In general that shouldn't really be an issue, hard drives are pretty vibration resistant. If you're worried though, you might considering doing what they did, on a smaller scale.
If its a small earthquake, you might be able to simply isolate your home server by setting it on top of something that would dampen or resist vibrations, and of course secure your drives properly. Laptop drives and SSDs are probably better at this than desktops. If you consider that a hard drive turns are several thousand RPM, the 'vibrations' from a earthquake are minimal.
Vibration isn't really the thing that would worry you - earthquakes would be relatively low frequency - this suggests 0.1 to 70 hz is what engineers test against- its G-Forces. I'd need to find a proper citation for this, but 350G would void the warranty on seagate drives. I'll assume that that's a good average to work off of.
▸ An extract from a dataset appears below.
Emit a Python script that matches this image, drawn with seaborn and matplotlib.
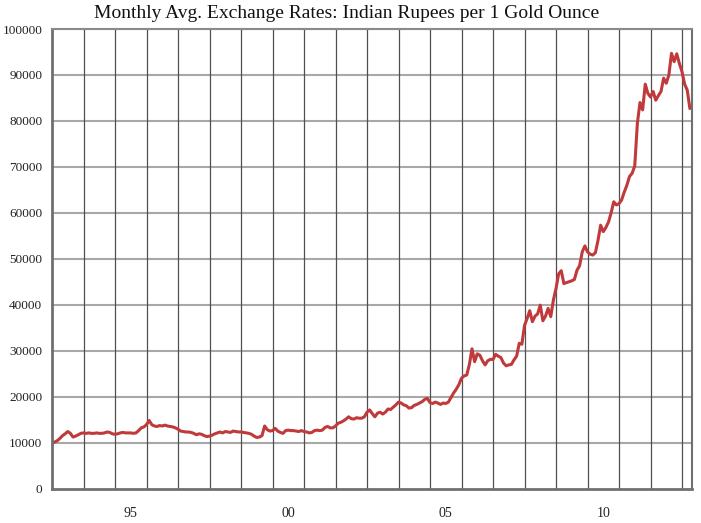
import matplotlib
matplotlib.use("Agg")
import matplotlib.pyplot as plt
import seaborn as sns
import numpy as np
import pandas as pd

# Monthly average INR per gold ounce (thousands), Jan 1993 .. Apr 2013
start_year = 1993
rates_1993 = [9.8, 10.1, 10.4, 10.9, 11.5, 11.9, 12.4, 12.0, 11.2, 11.4, 11.7, 12.0]
rates_1994 = [12.1, 12.0, 12.1, 12.0, 12.0, 12.1, 12.0, 12.0, 12.1, 12.3, 12.2, 11.9]
rates_1995 = [11.8, 11.9, 12.1, 12.2, 12.1, 12.1, 12.1, 12.0, 12.1, 12.6, 13.2, 13.4]
rates_1996 = [13.9, 14.8, 13.9, 13.6, 13.5, 13.7, 13.6, 13.8, 13.6, 13.5, 13.4, 13.2]
rates_1997 = [12.9, 12.5, 12.4, 12.3, 12.3, 12.2, 12.0, 11.7, 11.9, 11.8, 11.5, 11.3]
rates_1998 = [11.4, 11.6, 11.9, 12.1, 12.3, 12.1, 12.4, 12.3, 12.2, 12.5, 12.4, 12.3]
rates_1999 = [12.3, 12.2, 12.1, 12.0, 11.8, 11.4, 11.1, 11.2, 11.5, 13.6, 12.8, 12.5]
rates_2000 = [12.6, 13.1, 12.5, 12.2, 12.0, 12.6, 12.7, 12.6, 12.6, 12.5, 12.4, 12.6]
rates_2001 = [12.4, 12.3, 12.1, 12.2, 12.6, 12.7, 12.6, 12.7, 13.3, 13.5, 13.2, 13.2]
rates_2002 = [13.6, 14.2, 14.4, 14.7, 15.1, 15.6, 15.2, 15.1, 15.4, 15.3, 15.3, 15.6]
rates_2003 = [16.6, 17.1, 16.3, 15.6, 16.4, 16.6, 16.2, 16.6, 17.3, 17.2, 17.7, 18.2]
rates_2004 = [18.8, 18.6, 18.2, 18.0, 17.5, 17.6, 18.1, 18.3, 18.6, 18.9, 19.4, 19.6]
rates_2005 = [18.7, 18.5, 18.8, 18.6, 18.3, 18.6, 18.5, 18.8, 19.8, 20.8, 21.6, 22.6]
rates_2006 = [24.0, 24.5, 24.7, 27.0, 30.4, 27.6, 29.3, 29.0, 27.8, 26.9, 27.8, 28.1]
rates_2007 = [28.1, 29.2, 28.8, 28.5, 27.3, 26.7, 26.9, 27.0, 28.0, 28.8, 31.6, 31.4]
rates_2008 = [35.5, 37.0, 38.7, 36.3, 37.5, 38.0, 39.9, 36.5, 37.5, 39.2, 37.4, 41.0]
rates_2009 = [43.5, 46.7, 47.4, 44.6, 44.8, 45.0, 45.2, 45.5, 47.5, 48.5, 51.5, 52.8]
rates_2010 = [51.5, 51.0, 50.8, 51.3, 54.0, 57.3, 55.9, 56.8, 58.0, 60.0, 62.4, 61.7]
rates_2011 = [62.0, 62.8, 64.5, 66.0, 67.9, 68.6, 70.2, 79.5, 84.0, 82.4, 88.0, 86.0]
rates_2012 = [85.2, 86.4, 84.5, 85.5, 86.4, 89.3, 88.2, 90.0, 94.7, 92.9, 94.6, 92.5]
rates_2013 = [90.7, 88.0, 86.7, 82.7]

y_ticks = list(range(0, 100001, 10000))
x_label_years = [1995, 2000, 2005, 2010]
x_label_texts = ["95", "00", "05", "10"]

all_rates = (rates_1993 + rates_1994 + rates_1995 + rates_1996 + rates_1997 + rates_1998 +
             rates_1999 + rates_2000 + rates_2001 + rates_2002 + rates_2003 + rates_2004 +
             rates_2005 + rates_2006 + rates_2007 + rates_2008 + rates_2009 + rates_2010 +
             rates_2011 + rates_2012 + rates_2013)
df = pd.DataFrame({
    "t": start_year + np.arange(len(all_rates)) / 12.0,
    "rate": np.array(all_rates) * 1000.0,
})

sns.set_theme(style="white")
plt.rcParams["font.family"] = ["Liberation Serif", "DejaVu Serif"]

W, H = 701, 523
fig = plt.figure(figsize=(W / 100, H / 100), dpi=100)
L, R, T, B = 52, 692, 29, 488.5
ax = fig.add_axes([L / W, 1 - B / H, (R - L) / W, (B - T) / H])

sns.lineplot(data=df, x="t", y="rate", ax=ax, color="#c0393b", linewidth=2.2)

ax.set_xlim(start_year, start_year + (R - L) / 31.5)
ax.set_ylim(0, 100000)

ax.set_yticks(y_ticks)
ax.set_yticklabels([str(v) for v in y_ticks])
major_years = list(range(1994, 2014))
ax.set_xticks(major_years)
ax.set_xticklabels([""] * len(major_years))
ax.set_xticks([y + 0.5 for y in x_label_years], minor=True)
ax.set_xticklabels(x_label_texts, minor=True)

ax.tick_params(axis="x", which="major", length=5, width=1, color="#606060", direction="out")
ax.tick_params(axis="x", which="minor", length=0, pad=13, labelsize=10, labelcolor="#222222")
ax.tick_params(axis="y", which="major", length=4, width=1, color="#808080", direction="out",
               pad=3, labelsize=9.5, labelcolor="#222222")

ax.grid(False)
for yv in y_ticks[1:]:
    ax.axhline(yv, color="#a8a8a8", linewidth=1.5, zorder=0)
for xv in major_years:
    ax.axvline(xv, color="#505050", linewidth=0.9, zorder=0)

for side in ["left", "bottom"]:
    ax.spines[side].set_color("#707070")
    ax.spines[side].set_linewidth(2.0)
ax.spines["top"].set_color("#8a8a8a")
ax.spines["top"].set_linewidth(1.5)
ax.spines["right"].set_color("#707070")
ax.spines["right"].set_linewidth(1.5)

ax.set_xlabel("")
ax.set_ylabel("")

fig.text(0.495, 1 - 13 / H, "Monthly Avg. Exchange Rates: Indian Rupees per 1 Gold Ounce",
         ha="center", va="center", fontsize=14, color="#111111")

fig.savefig("out.png", dpi=100)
Now, its not entirely accurate to refer to acceleration due to the earth moving as "G" forces - the correct terminology is PGA, or peak ground acceleration. Dropping your laptop should cause 1G while dropping, or 1 ms^2, and stop based on whatever speed its dropping at right as it stops, up to terminal velocity. I'll leave it as an exercise to a VERY brave reader to work out what the terminal velocity of a given laptop is.
Lets then assume a worst case scenario. Lets assume an earthquake that will level your building, but somehow due to the magic of sheer dumb luck, nothing fell on your server, and its sitting there, untouched in the middle of all that carnage, like a cartoon character. Unfortunately there's nothing on the wikipedia page for what total damage would be like, but lets assume X+ on the mercali scale. Bad enough. Acceleration would be equivalent to 1.24g, which is significantly less than what drives are rated for! In short, unless a building falls on it, a earthquake that would cause a HDD to fail would be quite literally a end of world quake.
If this still worries you, there's a few options that might help.
Isolation mount the nas - maybe on a thick sheet of rubber. Isolation mount the drives - there's products meant to prevent vibration to quieten drives that may work. Practically though, it should be fine. I had trouble of finding reports of mass drive deaths due to earthquake related vibrations.